Applying this model to a concrete case, we found that the price value depends on the number of moments that are used for the calculation. Certainly, the way in which the number of viewers is converted into monetary amounts also influences the option price, along with the rate at which the amounts are discounted over time, the vector of the times in which the advertisement is aired, and the value of the strike price.

The accuracy of the result depends also on the accuracy of the data available and therefore, since we have data that are monthly averages, a sensitivity analysis is proposed as future work.

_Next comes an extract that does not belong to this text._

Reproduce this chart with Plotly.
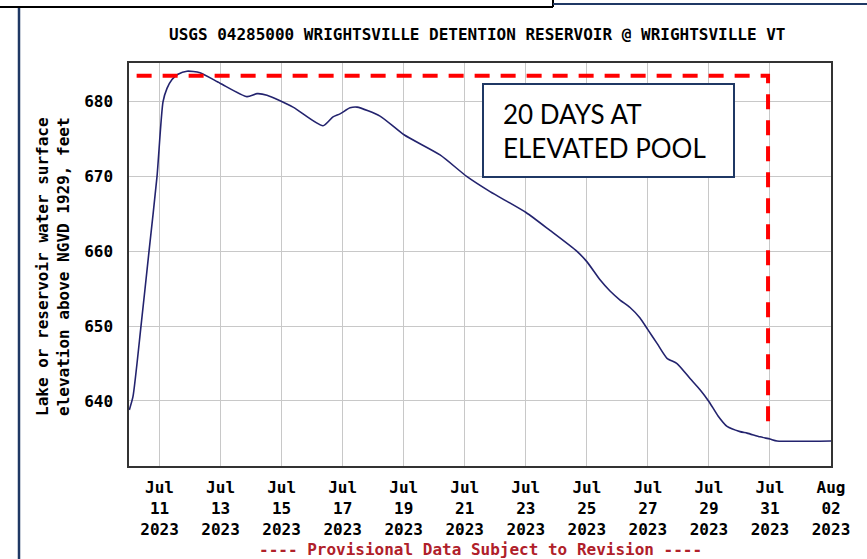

This paper leaves several open questions that can be addressed in future studies. Specifically, we can consider the possibility of making comparisons with further models or diversifying the application with other case studies. Moreover, it would be interesting to investigate the extension from a television network to a mobile platform with apps and software, to reach different viewers with on-demand requests. Finally, it can be possible to value the business as a compound option, in which n phases of an investment are involved.